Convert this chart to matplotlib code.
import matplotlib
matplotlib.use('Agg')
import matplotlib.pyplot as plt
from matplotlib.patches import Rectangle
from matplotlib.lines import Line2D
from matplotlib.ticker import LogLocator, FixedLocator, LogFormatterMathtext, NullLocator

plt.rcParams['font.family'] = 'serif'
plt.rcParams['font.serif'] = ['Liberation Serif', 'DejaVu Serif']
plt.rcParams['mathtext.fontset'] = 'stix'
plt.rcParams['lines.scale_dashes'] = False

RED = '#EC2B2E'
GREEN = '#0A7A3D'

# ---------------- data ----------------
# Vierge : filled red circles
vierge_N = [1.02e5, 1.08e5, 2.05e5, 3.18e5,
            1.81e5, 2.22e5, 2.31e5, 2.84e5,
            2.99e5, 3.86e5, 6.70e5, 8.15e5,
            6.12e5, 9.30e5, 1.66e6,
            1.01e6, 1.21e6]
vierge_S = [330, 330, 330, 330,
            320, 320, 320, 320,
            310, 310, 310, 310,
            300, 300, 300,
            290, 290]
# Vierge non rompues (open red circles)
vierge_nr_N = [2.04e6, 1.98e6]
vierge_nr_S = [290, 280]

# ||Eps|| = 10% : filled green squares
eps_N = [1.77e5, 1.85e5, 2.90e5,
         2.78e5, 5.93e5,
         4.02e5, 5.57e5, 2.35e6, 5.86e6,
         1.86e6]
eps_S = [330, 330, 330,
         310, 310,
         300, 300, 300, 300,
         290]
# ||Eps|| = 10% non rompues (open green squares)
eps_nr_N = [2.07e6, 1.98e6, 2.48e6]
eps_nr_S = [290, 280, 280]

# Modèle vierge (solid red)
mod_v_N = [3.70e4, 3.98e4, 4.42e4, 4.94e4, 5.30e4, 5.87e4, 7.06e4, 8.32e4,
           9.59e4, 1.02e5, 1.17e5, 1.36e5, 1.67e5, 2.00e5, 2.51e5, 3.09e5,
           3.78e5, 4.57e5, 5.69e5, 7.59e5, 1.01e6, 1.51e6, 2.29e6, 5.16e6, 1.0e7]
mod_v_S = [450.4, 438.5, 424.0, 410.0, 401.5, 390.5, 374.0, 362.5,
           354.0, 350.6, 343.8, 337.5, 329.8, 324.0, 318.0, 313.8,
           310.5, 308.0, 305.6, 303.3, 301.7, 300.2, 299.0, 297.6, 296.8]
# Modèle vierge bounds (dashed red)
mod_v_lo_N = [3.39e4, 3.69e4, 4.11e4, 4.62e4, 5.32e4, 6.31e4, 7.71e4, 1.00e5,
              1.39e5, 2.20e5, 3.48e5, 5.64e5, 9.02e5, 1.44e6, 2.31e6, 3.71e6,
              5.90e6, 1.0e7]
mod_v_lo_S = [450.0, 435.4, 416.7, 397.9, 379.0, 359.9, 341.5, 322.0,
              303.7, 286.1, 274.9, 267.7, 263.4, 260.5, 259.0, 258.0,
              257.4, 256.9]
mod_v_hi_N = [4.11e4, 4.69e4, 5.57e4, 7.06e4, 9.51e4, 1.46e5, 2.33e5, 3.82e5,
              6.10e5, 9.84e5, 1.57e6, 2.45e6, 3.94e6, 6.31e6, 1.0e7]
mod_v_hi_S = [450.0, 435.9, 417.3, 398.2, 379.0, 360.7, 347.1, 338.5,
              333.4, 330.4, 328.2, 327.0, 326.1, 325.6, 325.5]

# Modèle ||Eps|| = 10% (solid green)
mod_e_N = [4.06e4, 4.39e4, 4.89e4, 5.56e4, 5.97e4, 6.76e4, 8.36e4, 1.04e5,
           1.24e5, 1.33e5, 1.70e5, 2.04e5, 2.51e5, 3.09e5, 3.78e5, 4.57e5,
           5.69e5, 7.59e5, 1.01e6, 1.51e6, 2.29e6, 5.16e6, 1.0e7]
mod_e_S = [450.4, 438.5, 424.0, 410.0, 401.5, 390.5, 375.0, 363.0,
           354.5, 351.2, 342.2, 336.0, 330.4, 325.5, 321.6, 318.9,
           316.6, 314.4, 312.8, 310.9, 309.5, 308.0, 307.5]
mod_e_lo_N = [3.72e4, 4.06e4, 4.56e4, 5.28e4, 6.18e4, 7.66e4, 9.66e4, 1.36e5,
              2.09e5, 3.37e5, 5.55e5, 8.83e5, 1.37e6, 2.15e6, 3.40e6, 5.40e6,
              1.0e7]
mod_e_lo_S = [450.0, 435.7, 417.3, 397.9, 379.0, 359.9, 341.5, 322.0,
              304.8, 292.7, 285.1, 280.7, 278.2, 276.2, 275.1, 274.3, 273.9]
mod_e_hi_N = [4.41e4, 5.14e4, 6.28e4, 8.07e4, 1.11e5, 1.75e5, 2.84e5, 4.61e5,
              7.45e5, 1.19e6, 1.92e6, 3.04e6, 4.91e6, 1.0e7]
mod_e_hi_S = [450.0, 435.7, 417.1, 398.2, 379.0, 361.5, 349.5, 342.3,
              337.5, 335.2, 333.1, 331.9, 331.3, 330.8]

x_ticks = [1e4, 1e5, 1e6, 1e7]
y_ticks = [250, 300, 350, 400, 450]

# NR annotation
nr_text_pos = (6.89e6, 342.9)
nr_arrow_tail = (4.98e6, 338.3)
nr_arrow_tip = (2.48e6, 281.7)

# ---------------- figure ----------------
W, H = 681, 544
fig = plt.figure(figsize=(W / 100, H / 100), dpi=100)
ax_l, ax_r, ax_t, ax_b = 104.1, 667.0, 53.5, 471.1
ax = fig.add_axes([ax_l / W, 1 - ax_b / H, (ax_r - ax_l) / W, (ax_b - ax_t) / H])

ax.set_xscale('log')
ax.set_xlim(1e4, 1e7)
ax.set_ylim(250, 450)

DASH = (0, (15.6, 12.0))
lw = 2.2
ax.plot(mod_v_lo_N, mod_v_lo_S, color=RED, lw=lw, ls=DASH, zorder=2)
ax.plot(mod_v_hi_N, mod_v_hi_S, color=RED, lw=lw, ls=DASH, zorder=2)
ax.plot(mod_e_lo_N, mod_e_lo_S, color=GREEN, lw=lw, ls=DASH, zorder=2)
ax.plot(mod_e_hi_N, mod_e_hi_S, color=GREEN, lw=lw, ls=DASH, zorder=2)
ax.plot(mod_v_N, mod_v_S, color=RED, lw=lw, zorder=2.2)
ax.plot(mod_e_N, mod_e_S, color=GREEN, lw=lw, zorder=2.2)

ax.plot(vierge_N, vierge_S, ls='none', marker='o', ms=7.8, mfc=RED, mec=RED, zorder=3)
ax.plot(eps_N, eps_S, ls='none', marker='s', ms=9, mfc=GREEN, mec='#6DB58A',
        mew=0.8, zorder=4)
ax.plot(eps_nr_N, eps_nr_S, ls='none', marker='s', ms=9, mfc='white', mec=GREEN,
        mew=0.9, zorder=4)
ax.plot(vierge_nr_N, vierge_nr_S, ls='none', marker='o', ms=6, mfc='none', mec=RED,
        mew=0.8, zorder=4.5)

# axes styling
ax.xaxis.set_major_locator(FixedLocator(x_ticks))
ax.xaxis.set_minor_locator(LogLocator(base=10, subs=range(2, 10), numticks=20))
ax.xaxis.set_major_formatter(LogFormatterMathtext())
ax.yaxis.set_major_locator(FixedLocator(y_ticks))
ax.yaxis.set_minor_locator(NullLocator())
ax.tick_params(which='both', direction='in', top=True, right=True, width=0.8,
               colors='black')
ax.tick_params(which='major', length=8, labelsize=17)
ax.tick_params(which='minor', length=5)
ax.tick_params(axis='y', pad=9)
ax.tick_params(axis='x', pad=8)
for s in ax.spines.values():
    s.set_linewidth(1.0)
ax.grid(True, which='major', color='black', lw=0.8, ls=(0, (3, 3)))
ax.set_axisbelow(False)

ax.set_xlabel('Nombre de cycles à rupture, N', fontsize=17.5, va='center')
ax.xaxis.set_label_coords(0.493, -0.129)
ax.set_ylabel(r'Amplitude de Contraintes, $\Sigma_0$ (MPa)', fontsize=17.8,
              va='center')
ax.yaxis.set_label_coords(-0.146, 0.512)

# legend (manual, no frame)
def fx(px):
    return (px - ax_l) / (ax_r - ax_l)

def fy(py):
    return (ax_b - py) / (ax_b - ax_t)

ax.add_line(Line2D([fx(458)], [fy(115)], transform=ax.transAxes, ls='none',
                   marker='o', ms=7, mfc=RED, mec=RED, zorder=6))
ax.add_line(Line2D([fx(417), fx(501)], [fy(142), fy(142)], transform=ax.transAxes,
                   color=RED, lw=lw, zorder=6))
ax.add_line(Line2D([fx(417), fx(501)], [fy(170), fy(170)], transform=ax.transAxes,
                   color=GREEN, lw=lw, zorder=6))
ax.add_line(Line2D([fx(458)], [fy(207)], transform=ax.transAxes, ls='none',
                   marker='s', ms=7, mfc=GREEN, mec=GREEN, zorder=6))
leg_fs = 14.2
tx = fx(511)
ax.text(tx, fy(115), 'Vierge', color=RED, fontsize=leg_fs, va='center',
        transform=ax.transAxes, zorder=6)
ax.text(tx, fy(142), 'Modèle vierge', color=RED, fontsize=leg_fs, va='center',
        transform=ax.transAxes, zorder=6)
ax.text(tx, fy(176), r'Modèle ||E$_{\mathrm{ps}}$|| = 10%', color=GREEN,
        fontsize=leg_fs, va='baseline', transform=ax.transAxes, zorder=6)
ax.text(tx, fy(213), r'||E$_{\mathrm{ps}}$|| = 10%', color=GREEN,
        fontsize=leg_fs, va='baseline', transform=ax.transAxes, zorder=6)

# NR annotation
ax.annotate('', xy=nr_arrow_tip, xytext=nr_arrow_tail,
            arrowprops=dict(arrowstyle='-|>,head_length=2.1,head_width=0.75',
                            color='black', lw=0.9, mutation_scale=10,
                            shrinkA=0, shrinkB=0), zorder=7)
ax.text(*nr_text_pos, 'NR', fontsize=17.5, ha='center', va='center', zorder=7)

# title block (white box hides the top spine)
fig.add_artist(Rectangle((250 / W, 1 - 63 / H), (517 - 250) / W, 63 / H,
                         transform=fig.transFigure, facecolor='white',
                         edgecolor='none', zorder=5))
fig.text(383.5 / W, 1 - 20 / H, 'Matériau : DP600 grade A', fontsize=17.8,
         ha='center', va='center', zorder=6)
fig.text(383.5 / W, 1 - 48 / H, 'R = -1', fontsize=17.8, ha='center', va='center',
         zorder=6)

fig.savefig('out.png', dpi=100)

══════════

§ **What is expected**
Retype only the lines running from the top of the listing to the line that holds "GREEN = '#0A7A3D'", both ends included.

§ **The answer**
Convert this chart to matplotlib code.
import matplotlib
matplotlib.use('Agg')
import matplotlib.pyplot as plt
from matplotlib.patches import Rectangle
from matplotlib.lines import Line2D
from matplotlib.ticker import LogLocator, FixedLocator, LogFormatterMathtext, NullLocator

plt.rcParams['font.family'] = 'serif'
plt.rcParams['font.serif'] = ['Liberation Serif', 'DejaVu Serif']
plt.rcParams['mathtext.fontset'] = 'stix'
plt.rcParams['lines.scale_dashes'] = False

RED = '#EC2B2E'
GREEN = '#0A7A3D'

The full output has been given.